The results sound a bit like an academic-sounding ragtime. And yes, they do sound as though they were generated by a computer. (Have a listen to a .MID file.)

For more on Velato:
Velato wiki page @ Esoteric Languages
A compiler built in .NET (Windows-only, though if you really wanted to I imagine you could quickly port to Mono or other environments)
An introduction [Rottytooth blog]

Creator Rottytooth is Daniel Temkin of New York. Along the same lines is Fugue, which specifies notes as intervals (oddly, the same way I learned atonal sightsinging, but that’s another story).

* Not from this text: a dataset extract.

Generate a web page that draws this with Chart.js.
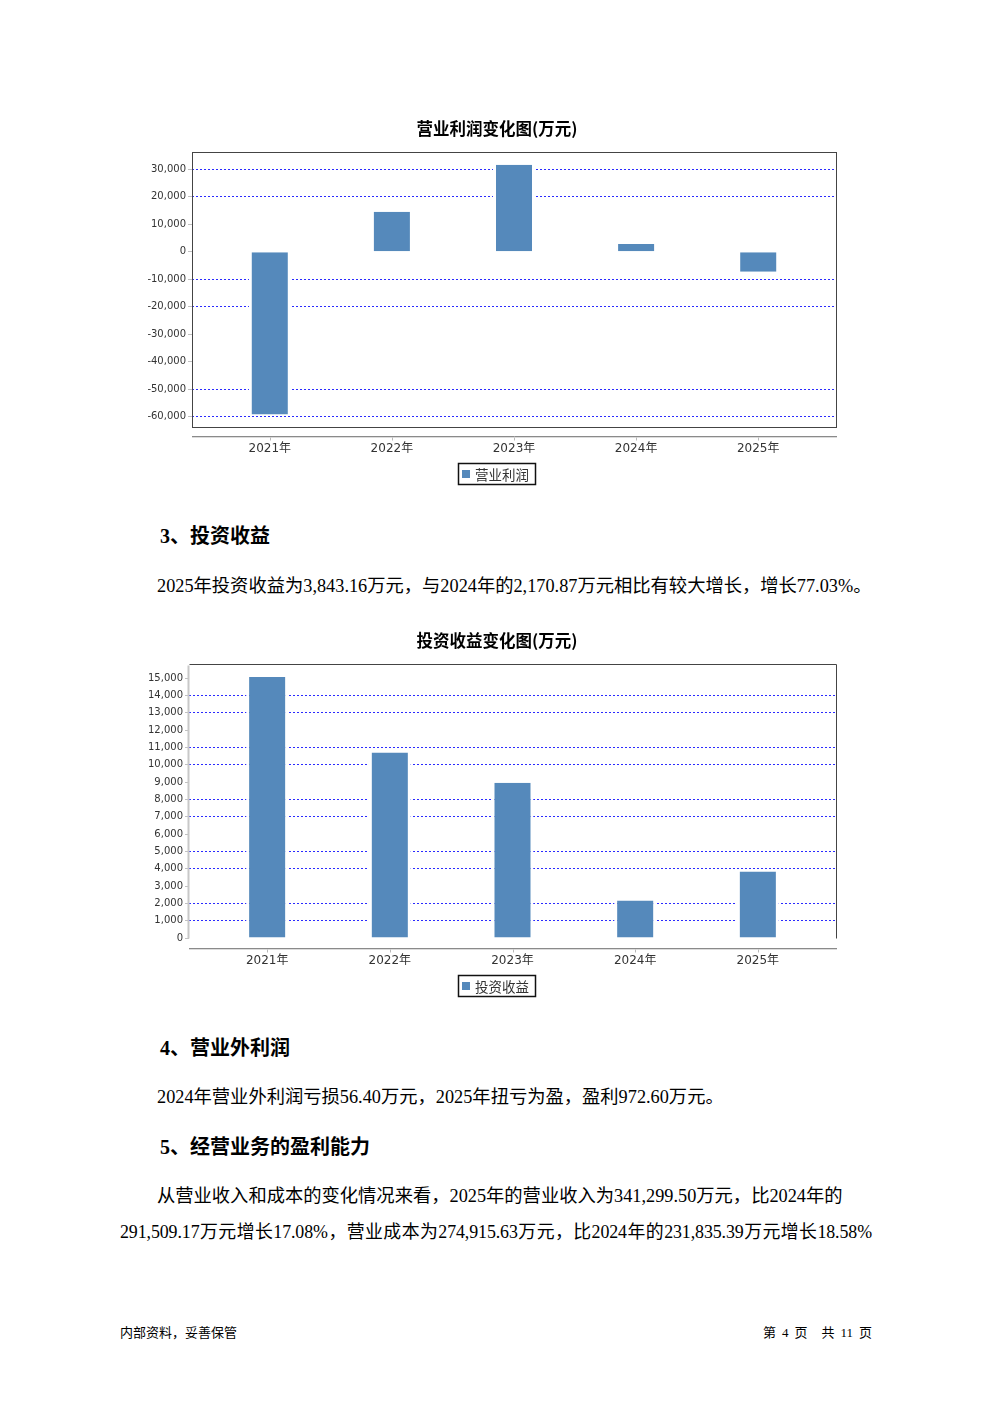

So, what use is all of this? Creating languages for music could be a first step to being able to write compositionally-useful generative music algorithms. That could allow composers writing for games, installations, performance, or software to create interactive music that generates itself without sounding like a bunch of random notes. And having an elegant, musical language to do so could allow you to sketch ideas with just a few keystrokes.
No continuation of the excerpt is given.